**Instruction:** Repeat the material below exactly, with no pictures.

---- Source excerpt

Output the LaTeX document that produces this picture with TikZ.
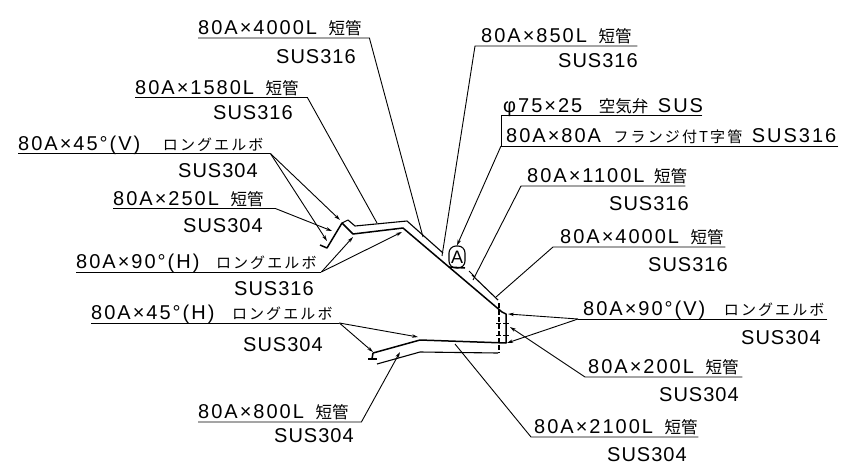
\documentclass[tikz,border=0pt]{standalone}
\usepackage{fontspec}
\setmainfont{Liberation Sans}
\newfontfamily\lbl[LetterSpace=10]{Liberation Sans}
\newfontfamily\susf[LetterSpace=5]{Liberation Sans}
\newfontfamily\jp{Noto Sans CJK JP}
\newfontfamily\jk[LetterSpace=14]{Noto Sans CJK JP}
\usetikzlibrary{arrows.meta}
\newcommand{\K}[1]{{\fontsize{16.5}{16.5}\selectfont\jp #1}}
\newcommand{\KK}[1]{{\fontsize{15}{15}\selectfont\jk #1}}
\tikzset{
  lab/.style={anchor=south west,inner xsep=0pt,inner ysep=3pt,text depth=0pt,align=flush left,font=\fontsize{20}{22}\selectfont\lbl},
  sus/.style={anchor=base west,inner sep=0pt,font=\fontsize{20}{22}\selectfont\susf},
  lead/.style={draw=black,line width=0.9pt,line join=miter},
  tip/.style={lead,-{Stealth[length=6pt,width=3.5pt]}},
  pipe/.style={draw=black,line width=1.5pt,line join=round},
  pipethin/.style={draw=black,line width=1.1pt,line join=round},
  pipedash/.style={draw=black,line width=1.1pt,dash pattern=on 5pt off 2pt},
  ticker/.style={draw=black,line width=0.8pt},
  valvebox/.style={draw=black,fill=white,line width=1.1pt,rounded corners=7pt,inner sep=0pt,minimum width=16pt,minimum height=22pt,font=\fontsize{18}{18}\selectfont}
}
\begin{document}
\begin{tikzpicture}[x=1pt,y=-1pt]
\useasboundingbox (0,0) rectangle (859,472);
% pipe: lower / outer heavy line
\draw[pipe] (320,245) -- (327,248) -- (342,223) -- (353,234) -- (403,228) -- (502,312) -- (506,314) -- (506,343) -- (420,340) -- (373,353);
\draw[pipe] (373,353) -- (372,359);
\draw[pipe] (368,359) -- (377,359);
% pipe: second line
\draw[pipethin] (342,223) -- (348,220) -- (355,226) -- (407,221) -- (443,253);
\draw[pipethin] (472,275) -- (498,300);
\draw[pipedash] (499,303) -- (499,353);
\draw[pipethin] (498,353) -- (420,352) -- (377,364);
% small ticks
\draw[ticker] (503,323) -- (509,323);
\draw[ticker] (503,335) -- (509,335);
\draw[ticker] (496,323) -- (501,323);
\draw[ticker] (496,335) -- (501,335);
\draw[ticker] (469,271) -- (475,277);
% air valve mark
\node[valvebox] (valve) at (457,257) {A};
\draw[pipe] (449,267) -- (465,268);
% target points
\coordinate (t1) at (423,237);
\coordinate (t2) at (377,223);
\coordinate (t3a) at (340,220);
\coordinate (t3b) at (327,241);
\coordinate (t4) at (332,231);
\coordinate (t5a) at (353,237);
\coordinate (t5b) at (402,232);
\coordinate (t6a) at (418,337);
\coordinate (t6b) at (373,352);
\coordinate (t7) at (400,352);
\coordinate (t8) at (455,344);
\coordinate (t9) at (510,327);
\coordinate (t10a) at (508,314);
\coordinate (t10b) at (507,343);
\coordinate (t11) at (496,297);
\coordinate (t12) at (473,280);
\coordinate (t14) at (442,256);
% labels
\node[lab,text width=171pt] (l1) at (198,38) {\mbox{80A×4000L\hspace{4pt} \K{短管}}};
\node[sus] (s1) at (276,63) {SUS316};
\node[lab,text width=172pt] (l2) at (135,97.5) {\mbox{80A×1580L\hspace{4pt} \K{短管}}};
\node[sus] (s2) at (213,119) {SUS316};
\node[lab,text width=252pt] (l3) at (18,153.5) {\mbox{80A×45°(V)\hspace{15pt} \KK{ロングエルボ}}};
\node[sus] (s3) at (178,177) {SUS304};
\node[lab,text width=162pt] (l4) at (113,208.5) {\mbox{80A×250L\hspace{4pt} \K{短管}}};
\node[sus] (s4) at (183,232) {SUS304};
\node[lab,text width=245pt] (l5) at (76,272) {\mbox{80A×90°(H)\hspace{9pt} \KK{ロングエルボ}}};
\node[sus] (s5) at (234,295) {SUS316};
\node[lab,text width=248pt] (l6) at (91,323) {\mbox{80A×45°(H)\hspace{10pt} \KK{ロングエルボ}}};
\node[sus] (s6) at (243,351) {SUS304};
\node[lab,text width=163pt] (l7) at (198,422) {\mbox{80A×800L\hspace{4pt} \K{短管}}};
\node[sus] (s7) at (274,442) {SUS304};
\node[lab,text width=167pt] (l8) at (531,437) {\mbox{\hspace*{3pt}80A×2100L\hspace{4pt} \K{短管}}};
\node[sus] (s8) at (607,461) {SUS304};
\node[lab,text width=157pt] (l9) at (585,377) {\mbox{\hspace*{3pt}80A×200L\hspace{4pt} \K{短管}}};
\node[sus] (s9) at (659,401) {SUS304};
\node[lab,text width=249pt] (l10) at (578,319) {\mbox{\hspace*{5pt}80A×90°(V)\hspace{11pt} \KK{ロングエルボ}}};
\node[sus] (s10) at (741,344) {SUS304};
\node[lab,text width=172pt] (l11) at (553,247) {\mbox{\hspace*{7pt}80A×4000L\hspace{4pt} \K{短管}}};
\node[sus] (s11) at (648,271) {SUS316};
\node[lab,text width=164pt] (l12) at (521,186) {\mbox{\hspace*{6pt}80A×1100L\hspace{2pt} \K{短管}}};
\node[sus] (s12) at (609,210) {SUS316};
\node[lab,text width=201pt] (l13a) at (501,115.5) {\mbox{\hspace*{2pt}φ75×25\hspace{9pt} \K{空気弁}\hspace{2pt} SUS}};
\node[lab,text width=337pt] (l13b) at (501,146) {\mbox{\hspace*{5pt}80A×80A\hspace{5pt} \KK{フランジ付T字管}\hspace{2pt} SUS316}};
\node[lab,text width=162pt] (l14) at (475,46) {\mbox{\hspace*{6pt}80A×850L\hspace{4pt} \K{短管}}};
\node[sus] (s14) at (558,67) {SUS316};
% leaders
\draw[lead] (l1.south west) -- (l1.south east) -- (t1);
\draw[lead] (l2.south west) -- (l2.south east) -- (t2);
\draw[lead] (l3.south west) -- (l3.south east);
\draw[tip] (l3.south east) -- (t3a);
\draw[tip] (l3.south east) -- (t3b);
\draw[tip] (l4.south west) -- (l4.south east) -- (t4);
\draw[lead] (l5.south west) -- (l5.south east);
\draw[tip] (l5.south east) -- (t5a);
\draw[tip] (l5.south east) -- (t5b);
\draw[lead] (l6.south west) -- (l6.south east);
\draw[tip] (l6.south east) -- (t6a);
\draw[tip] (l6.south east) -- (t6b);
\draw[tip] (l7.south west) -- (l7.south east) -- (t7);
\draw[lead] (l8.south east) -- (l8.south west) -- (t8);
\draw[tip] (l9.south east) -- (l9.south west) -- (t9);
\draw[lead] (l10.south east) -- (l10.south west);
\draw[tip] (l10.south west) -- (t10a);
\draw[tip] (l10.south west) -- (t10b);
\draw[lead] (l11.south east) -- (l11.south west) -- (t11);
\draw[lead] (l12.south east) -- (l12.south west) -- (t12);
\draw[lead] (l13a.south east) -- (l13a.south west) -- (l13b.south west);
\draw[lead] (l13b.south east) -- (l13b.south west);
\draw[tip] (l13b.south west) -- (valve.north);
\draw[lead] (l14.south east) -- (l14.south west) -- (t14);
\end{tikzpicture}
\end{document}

--------

**Exercise answer:**
Output the LaTeX document that produces this picture with TikZ.
\documentclass[tikz,border=0pt]{standalone}
\usepackage{fontspec}
\setmainfont{Liberation Sans}
\newfontfamily\lbl[LetterSpace=10]{Liberation Sans}
\newfontfamily\susf[LetterSpace=5]{Liberation Sans}
\newfontfamily\jp{Noto Sans CJK JP}
\newfontfamily\jk[LetterSpace=14]{Noto Sans CJK JP}
\usetikzlibrary{arrows.meta}
\newcommand{\K}[1]{{\fontsize{16.5}{16.5}\selectfont\jp #1}}
\newcommand{\KK}[1]{{\fontsize{15}{15}\selectfont\jk #1}}
\tikzset{
  lab/.style={anchor=south west,inner xsep=0pt,inner ysep=3pt,text depth=0pt,align=flush left,font=\fontsize{20}{22}\selectfont\lbl},
  sus/.style={anchor=base west,inner sep=0pt,font=\fontsize{20}{22}\selectfont\susf},
  lead/.style={draw=black,line width=0.9pt,line join=miter},
  tip/.style={lead,-{Stealth[length=6pt,width=3.5pt]}},
  pipe/.style={draw=black,line width=1.5pt,line join=round},
  pipethin/.style={draw=black,line width=1.1pt,line join=round},
  pipedash/.style={draw=black,line width=1.1pt,dash pattern=on 5pt off 2pt},
  ticker/.style={draw=black,line width=0.8pt},
  valvebox/.style={draw=black,fill=white,line width=1.1pt,rounded corners=7pt,inner sep=0pt,minimum width=16pt,minimum height=22pt,font=\fontsize{18}{18}\selectfont}
}
\begin{document}
\begin{tikzpicture}[x=1pt,y=-1pt]
\useasboundingbox (0,0) rectangle (859,472);
% pipe: lower / outer heavy line
\draw[pipe] (320,245) -- (327,248) -- (342,223) -- (353,234) -- (403,228) -- (502,312) -- (506,314) -- (506,343) -- (420,340) -- (373,353);
\draw[pipe] (373,353) -- (372,359);
\draw[pipe] (368,359) -- (377,359);
% pipe: second line
\draw[pipethin] (342,223) -- (348,220) -- (355,226) -- (407,221) -- (443,253);
\draw[pipethin] (472,275) -- (498,300);
\draw[pipedash] (499,303) -- (499,353);
\draw[pipethin] (498,353) -- (420,352) -- (377,364);
% small ticks
\draw[ticker] (503,323) -- (509,323);
\draw[ticker] (503,335) -- (509,335);
\draw[ticker] (496,323) -- (501,323);
\draw[ticker] (496,335) -- (501,335);
\draw[ticker] (469,271) -- (475,277);
% air valve mark
\node[valvebox] (valve) at (457,257) {A};
\draw[pipe] (449,267) -- (465,268);
% target points
\coordinate (t1) at (423,237);
\coordinate (t2) at (377,223);
\coordinate (t3a) at (340,220);
\coordinate (t3b) at (327,241);
\coordinate (t4) at (332,231);
\coordinate (t5a) at (353,237);
\coordinate (t5b) at (402,232);
\coordinate (t6a) at (418,337);
\coordinate (t6b) at (373,352);
\coordinate (t7) at (400,352);
\coordinate (t8) at (455,344);
\coordinate (t9) at (510,327);
\coordinate (t10a) at (508,314);
\coordinate (t10b) at (507,343);
\coordinate (t11) at (496,297);
\coordinate (t12) at (473,280);
\coordinate (t14) at (442,256);
% labels
\node[lab,text width=171pt] (l1) at (198,38) {\mbox{80A×4000L\hspace{4pt} \K{短管}}};
\node[sus] (s1) at (276,63) {SUS316};
\node[lab,text width=172pt] (l2) at (135,97.5) {\mbox{80A×1580L\hspace{4pt} \K{短管}}};
\node[sus] (s2) at (213,119) {SUS316};
\node[lab,text width=252pt] (l3) at (18,153.5) {\mbox{80A×45°(V)\hspace{15pt} \KK{ロングエルボ}}};
\node[sus] (s3) at (178,177) {SUS304};
\node[lab,text width=162pt] (l4) at (113,208.5) {\mbox{80A×250L\hspace{4pt} \K{短管}}};
\node[sus] (s4) at (183,232) {SUS304};
\node[lab,text width=245pt] (l5) at (76,272) {\mbox{80A×90°(H)\hspace{9pt} \KK{ロングエルボ}}};
\node[sus] (s5) at (234,295) {SUS316};
\node[lab,text width=248pt] (l6) at (91,323) {\mbox{80A×45°(H)\hspace{10pt} \KK{ロングエルボ}}};
\node[sus] (s6) at (243,351) {SUS304};
\node[lab,text width=163pt] (l7) at (198,422) {\mbox{80A×800L\hspace{4pt} \K{短管}}};
\node[sus] (s7) at (274,442) {SUS304};
\node[lab,text width=167pt] (l8) at (531,437) {\mbox{\hspace*{3pt}80A×2100L\hspace{4pt} \K{短管}}};
\node[sus] (s8) at (607,461) {SUS304};
\node[lab,text width=157pt] (l9) at (585,377) {\mbox{\hspace*{3pt}80A×200L\hspace{4pt} \K{短管}}};
\node[sus] (s9) at (659,401) {SUS304};
\node[lab,text width=249pt] (l10) at (578,319) {\mbox{\hspace*{5pt}80A×90°(V)\hspace{11pt} \KK{ロングエルボ}}};
\node[sus] (s10) at (741,344) {SUS304};
\node[lab,text width=172pt] (l11) at (553,247) {\mbox{\hspace*{7pt}80A×4000L\hspace{4pt} \K{短管}}};
\node[sus] (s11) at (648,271) {SUS316};
\node[lab,text width=164pt] (l12) at (521,186) {\mbox{\hspace*{6pt}80A×1100L\hspace{2pt} \K{短管}}};
\node[sus] (s12) at (609,210) {SUS316};
\node[lab,text width=201pt] (l13a) at (501,115.5) {\mbox{\hspace*{2pt}φ75×25\hspace{9pt} \K{空気弁}\hspace{2pt} SUS}};
\node[lab,text width=337pt] (l13b) at (501,146) {\mbox{\hspace*{5pt}80A×80A\hspace{5pt} \KK{フランジ付T字管}\hspace{2pt} SUS316}};
\node[lab,text width=162pt] (l14) at (475,46) {\mbox{\hspace*{6pt}80A×850L\hspace{4pt} \K{短管}}};
\node[sus] (s14) at (558,67) {SUS316};
% leaders
\draw[lead] (l1.south west) -- (l1.south east) -- (t1);
\draw[lead] (l2.south west) -- (l2.south east) -- (t2);
\draw[lead] (l3.south west) -- (l3.south east);
\draw[tip] (l3.south east) -- (t3a);
\draw[tip] (l3.south east) -- (t3b);
\draw[tip] (l4.south west) -- (l4.south east) -- (t4);
\draw[lead] (l5.south west) -- (l5.south east);
\draw[tip] (l5.south east) -- (t5a);
\draw[tip] (l5.south east) -- (t5b);
\draw[lead] (l6.south west) -- (l6.south east);
\draw[tip] (l6.south east) -- (t6a);
\draw[tip] (l6.south east) -- (t6b);
\draw[tip] (l7.south west) -- (l7.south east) -- (t7);
\draw[lead] (l8.south east) -- (l8.south west) -- (t8);
\draw[tip] (l9.south east) -- (l9.south west) -- (t9);
\draw[lead] (l10.south east) -- (l10.south west);
\draw[tip] (l10.south west) -- (t10a);
\draw[tip] (l10.south west) -- (t10b);
\draw[lead] (l11.south east) -- (l11.south west) -- (t11);
\draw[lead] (l12.south east) -- (l12.south west) -- (t12);
\draw[lead] (l13a.south east) -- (l13a.south west) -- (l13b.south west);
\draw[lead] (l13b.south east) -- (l13b.south west);
\draw[tip] (l13b.south west) -- (valve.north);
\draw[lead] (l14.south east) -- (l14.south west) -- (t14);
\end{tikzpicture}
\end{document}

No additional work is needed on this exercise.